Here are some retrieval functions:

use ML::ROCFunctions;
say roc-functions('properties');
say roc-functions('FPR');

# (FunctionInterpretations FunctionNames Functions Methods Properties)
# &FPR

Single ROC record

Here we generate a random "dataset" with columns "Actual" and "Predicted" that have the values "true" and "false" and show the summary:

use Data::Generators;
use Data::Summarizers;
my @dfRandomLabels = random-tabular-dataset(200, <Actual Predicted>, generators=>{Actual => <true false>, Predicted => <true false>});
records-summary(@dfRandomLabels)

# +--------------+--------------+
# | Predicted    | Actual       |
# +--------------+--------------+
# | false => 101 | true  => 101 |
# | true  => 99  | false => 99  |
# +--------------+--------------+

Here is a sample of the dataset:

use Data::Reshapers;
to-pretty-table(@dfRandomLabels.pick(6))

# +-----------+--------+
# | Predicted | Actual |
# +-----------+--------+
# |   false   |  true  |
# |   false   |  true  |
# |    true   |  true  |
# |    true   | false  |
# |    true   | false  |
# |   false   | false  |
# +-----------+--------+

Here we make the corresponding ROC hash-map:

to-roc-hash('true', 'false', @dfRandomLabels.map({$_<Actual>}), @dfRandomLabels.map({$_<Predicted>}))

# {FalseNegative => 53, FalsePositive => 51, TrueNegative => 48, TruePositive => 48}

Multiple ROC records

Here we make random dataset with entries that associated with a certain threshold parameter with three unique values:

my @dfRandomLabels2 = random-tabular-dataset(200, <Threshold Actual Predicted>, generators=>{Threshold => (0.2, 0.4, 0.6), Actual => <true false>, Predicted => <true false>});
records-summary(@dfRandomLabels2)

# +--------------+--------------+-----------------+
# | Predicted    | Actual       | Threshold       |
# +--------------+--------------+-----------------+
# | true  => 107 | false => 106 | Min    => 0.2   |
# | false => 93  | true  => 94  | 1st-Qu => 0.2   |
# |              |              | Mean   => 0.408 |
# |              |              | Median => 0.4   |
# |              |              | 3rd-Qu => 0.6   |
# |              |              | Max    => 0.6   |
# +--------------+--------------+-----------------+

Remark: Threshold parameters are typically used while tuning Machine Learning (ML) classifiers.
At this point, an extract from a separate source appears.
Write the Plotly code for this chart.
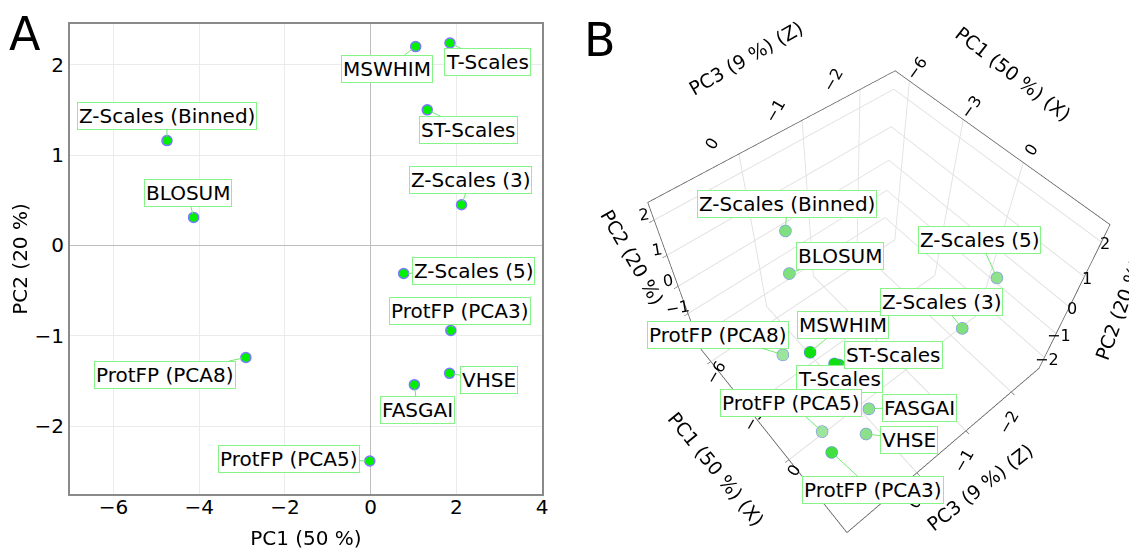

Here we group the rows of the dataset by the unique threshold values:

my %groups = group-by(@dfRandomLabels2, 'Threshold');
records-summary(%groups)

# summary of 0.6 =>
# +-------------+-------------+---------------+
# | Actual      | Predicted   | Threshold     |
# +-------------+-------------+---------------+
# | true  => 38 | true  => 40 | Min    => 0.6 |
# | false => 36 | false => 34 | 1st-Qu => 0.6 |
# |             |             | Mean   => 0.6 |
# |             |             | Median => 0.6 |
# |             |             | 3rd-Qu => 0.6 |
# |             |             | Max    => 0.6 |
# +-------------+-------------+---------------+
# summary of 0.4 =>
# +-------------+---------------+-------------+
# | Predicted   | Threshold     | Actual      |
# +-------------+---------------+-------------+
# | true  => 31 | Min    => 0.4 | false => 32 |
# | false => 29 | 1st-Qu => 0.4 | true  => 28 |
# |             | Mean   => 0.4 |             |
# |             | Median => 0.4 |             |
# |             | 3rd-Qu => 0.4 |             |
# |             | Max    => 0.4 |             |
# +-------------+---------------+-------------+
# summary of 0.2 =>
# +---------------+-------------+-------------+
# | Threshold     | Actual      | Predicted   |
# +---------------+-------------+-------------+
# | Min    => 0.2 | false => 38 | true  => 36 |
# | 1st-Qu => 0.2 | true  => 28 | false => 30 |
# | Mean   => 0.2 |             |             |
# | Median => 0.2 |             |             |
# | 3rd-Qu => 0.2 |             |             |
# | Max    => 0.2 |             |             |
# +---------------+-------------+-------------+

Here we find and print the ROC records (hash-maps) for each unique threshold value:

my @rocs = do for %groups.kv -> $k, $v {
  to-roc-hash('true', 'false', $v.map({$_<Actual>}), $v.map({$_<Predicted>}))
}
.say for @rocs;

# {FalseNegative => 20, FalsePositive => 22, TrueNegative => 14, TruePositive => 18}
# {FalseNegative => 8, FalsePositive => 11, TrueNegative => 21, TruePositive => 20}
# {FalseNegative => 14, FalsePositive => 22, TrueNegative => 16, TruePositive => 14}

Application of ROC functions

Here we define a list of ROC functions:

my @funcs = (&PPV, &NPV, &TPR, &ACC, &SPC, &MCC);

# [&PPV &NPV &TPR &ACC &SPC &MCC]

Here we apply each ROC function to each of the ROC records obtained above:

my @rocRes = @rocs.map( -> $r { @funcs.map({ $_.name => $_($r) }).Hash });
say to-pretty-table(@rocRes);

# +----------+----------+----------+----------+-----------+----------+
# |   TPR    |   SPC    |   PPV    |   NPV    |    MCC    |   ACC    |
# +----------+----------+----------+----------+-----------+----------+
# | 0.473684 | 0.388889 | 0.450000 | 0.411765 | -0.137924 | 0.432432 |
# | 0.714286 | 0.656250 | 0.645161 | 0.724138 |  0.371161 | 0.683333 |
# | 0.500000 | 0.421053 | 0.388889 | 0.533333 | -0.079195 | 0.454545 |
# +----------+----------+----------+----------+-----------+----------+